Request =
Leave out all pictures. Return exactly the lines from the top of the material through the line containing "const xTickLabels = [2, 4, 6, 8, 10, 12];".

Recorded information =
● ● ● ● ●
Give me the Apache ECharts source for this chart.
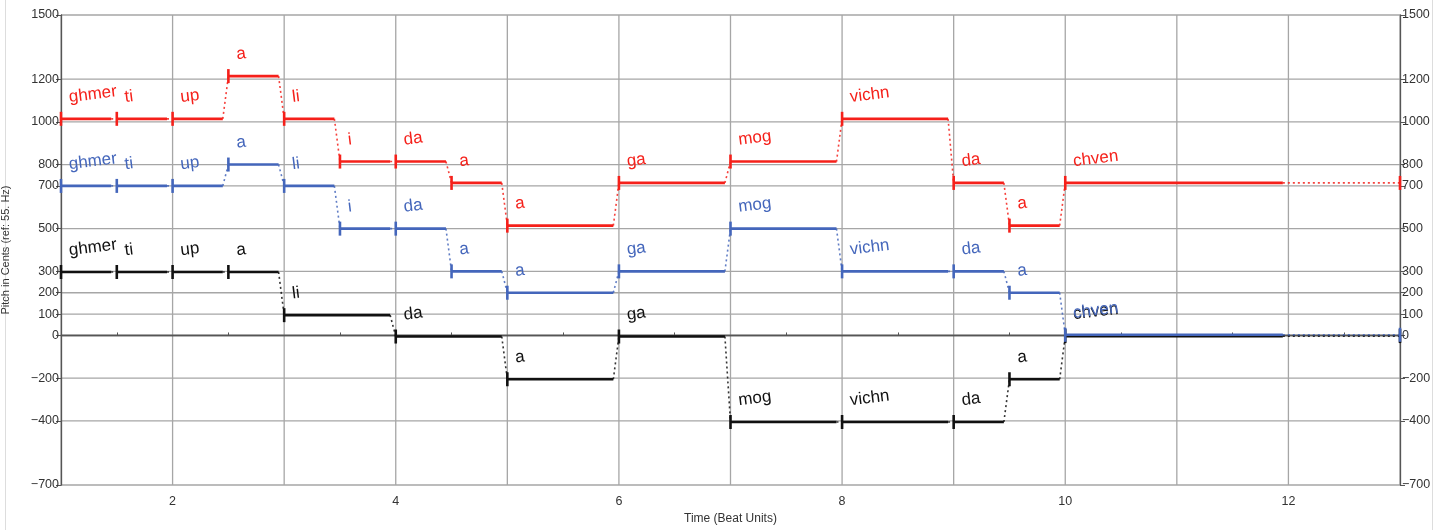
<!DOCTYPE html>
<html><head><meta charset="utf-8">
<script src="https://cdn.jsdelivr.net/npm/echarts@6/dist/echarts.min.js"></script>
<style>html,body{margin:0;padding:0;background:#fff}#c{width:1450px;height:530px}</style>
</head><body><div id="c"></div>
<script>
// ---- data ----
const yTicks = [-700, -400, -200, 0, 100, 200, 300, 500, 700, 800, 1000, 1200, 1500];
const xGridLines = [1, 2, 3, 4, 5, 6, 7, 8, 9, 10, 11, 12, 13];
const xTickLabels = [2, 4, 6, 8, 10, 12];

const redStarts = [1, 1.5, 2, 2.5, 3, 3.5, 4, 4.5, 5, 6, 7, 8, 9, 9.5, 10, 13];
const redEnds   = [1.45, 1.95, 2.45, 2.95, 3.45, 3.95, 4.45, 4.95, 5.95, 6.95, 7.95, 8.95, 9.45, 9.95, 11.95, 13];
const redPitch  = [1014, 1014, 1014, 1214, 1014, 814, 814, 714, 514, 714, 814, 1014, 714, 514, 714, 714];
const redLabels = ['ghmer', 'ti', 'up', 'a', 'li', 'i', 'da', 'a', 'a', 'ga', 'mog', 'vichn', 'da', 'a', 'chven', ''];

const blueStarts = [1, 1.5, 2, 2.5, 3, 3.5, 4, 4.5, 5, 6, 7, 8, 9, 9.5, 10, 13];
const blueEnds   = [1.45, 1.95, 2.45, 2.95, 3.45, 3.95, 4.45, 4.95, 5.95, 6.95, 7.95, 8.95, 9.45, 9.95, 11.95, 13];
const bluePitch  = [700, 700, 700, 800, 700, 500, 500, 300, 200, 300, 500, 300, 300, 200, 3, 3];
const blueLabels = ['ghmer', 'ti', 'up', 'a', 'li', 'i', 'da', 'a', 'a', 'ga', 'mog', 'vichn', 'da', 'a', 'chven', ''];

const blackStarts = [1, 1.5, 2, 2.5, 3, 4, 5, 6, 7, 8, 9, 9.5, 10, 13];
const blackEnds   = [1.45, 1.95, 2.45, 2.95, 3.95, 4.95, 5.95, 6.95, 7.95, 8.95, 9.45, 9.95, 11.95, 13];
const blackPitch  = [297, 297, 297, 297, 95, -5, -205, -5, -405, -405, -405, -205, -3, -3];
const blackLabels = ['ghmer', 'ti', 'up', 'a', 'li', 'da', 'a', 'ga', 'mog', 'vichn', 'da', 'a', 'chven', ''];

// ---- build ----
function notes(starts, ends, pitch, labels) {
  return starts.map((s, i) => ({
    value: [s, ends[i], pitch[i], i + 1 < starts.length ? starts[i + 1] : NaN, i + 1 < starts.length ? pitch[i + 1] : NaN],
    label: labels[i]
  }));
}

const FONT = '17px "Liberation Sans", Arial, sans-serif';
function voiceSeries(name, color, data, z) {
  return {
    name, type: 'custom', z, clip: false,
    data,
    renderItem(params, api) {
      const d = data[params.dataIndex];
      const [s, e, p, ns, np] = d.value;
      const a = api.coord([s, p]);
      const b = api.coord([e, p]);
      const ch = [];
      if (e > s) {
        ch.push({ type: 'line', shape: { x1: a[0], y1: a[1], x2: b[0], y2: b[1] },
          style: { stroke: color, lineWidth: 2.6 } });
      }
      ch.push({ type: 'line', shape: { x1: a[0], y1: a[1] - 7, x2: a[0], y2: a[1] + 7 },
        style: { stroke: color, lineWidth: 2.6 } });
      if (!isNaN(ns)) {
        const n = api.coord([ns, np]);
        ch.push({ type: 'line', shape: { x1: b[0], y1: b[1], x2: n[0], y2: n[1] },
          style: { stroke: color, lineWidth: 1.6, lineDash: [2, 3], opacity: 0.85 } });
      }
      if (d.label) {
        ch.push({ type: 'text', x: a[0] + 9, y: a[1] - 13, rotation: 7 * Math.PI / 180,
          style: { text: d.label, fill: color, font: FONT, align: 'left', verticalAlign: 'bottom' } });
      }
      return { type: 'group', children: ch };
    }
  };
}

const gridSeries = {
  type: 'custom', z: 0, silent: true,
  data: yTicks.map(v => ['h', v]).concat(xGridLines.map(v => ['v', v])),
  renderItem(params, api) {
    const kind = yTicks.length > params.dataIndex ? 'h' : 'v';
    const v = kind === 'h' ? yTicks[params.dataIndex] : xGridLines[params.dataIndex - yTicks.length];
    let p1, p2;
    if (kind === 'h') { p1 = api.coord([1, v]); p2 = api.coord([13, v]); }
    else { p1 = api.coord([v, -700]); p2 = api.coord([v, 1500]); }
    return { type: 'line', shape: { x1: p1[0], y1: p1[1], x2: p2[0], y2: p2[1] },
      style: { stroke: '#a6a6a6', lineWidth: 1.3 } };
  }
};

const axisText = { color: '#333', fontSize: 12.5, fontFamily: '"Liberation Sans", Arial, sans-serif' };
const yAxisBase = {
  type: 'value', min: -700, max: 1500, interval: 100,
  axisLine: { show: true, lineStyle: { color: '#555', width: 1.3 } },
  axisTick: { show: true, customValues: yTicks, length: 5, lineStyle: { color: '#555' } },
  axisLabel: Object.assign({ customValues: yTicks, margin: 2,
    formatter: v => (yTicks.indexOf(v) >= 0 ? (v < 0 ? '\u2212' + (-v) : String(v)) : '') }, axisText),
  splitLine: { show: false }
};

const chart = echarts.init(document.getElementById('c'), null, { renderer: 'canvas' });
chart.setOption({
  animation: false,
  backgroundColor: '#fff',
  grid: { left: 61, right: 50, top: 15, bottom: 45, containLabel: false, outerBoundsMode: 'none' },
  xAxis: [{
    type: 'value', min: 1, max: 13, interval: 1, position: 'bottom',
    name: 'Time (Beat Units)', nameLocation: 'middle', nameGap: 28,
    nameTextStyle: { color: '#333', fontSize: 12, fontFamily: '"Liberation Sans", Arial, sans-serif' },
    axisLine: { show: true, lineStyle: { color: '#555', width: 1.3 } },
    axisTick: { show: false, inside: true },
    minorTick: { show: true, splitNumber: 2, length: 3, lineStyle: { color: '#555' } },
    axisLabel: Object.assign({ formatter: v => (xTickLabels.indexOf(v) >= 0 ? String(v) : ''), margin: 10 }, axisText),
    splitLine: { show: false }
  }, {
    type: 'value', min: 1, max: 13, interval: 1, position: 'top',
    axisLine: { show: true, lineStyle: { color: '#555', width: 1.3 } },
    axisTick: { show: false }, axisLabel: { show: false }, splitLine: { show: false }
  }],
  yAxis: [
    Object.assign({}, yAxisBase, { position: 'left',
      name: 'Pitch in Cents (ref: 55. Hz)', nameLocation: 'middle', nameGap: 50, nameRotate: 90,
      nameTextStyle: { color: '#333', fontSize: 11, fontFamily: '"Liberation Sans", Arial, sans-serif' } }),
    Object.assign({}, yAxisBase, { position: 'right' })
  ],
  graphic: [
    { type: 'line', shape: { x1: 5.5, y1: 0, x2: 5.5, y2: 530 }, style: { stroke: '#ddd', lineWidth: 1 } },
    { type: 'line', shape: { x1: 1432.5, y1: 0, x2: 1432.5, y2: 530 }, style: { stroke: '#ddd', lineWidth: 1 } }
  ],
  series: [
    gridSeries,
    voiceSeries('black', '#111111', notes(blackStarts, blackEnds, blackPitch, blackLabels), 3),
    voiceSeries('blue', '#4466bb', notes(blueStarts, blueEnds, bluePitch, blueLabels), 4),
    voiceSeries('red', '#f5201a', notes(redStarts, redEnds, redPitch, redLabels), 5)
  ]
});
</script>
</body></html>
● ● ● ● ●
Finished answer =
Give me the Apache ECharts source for this chart.
<!DOCTYPE html>
<html><head><meta charset="utf-8">
<script src="https://cdn.jsdelivr.net/npm/echarts@6/dist/echarts.min.js"></script>
<style>html,body{margin:0;padding:0;background:#fff}#c{width:1450px;height:530px}</style>
</head><body><div id="c"></div>
<script>
// ---- data ----
const yTicks = [-700, -400, -200, 0, 100, 200, 300, 500, 700, 800, 1000, 1200, 1500];
const xGridLines = [1, 2, 3, 4, 5, 6, 7, 8, 9, 10, 11, 12, 13];
const xTickLabels = [2, 4, 6, 8, 10, 12];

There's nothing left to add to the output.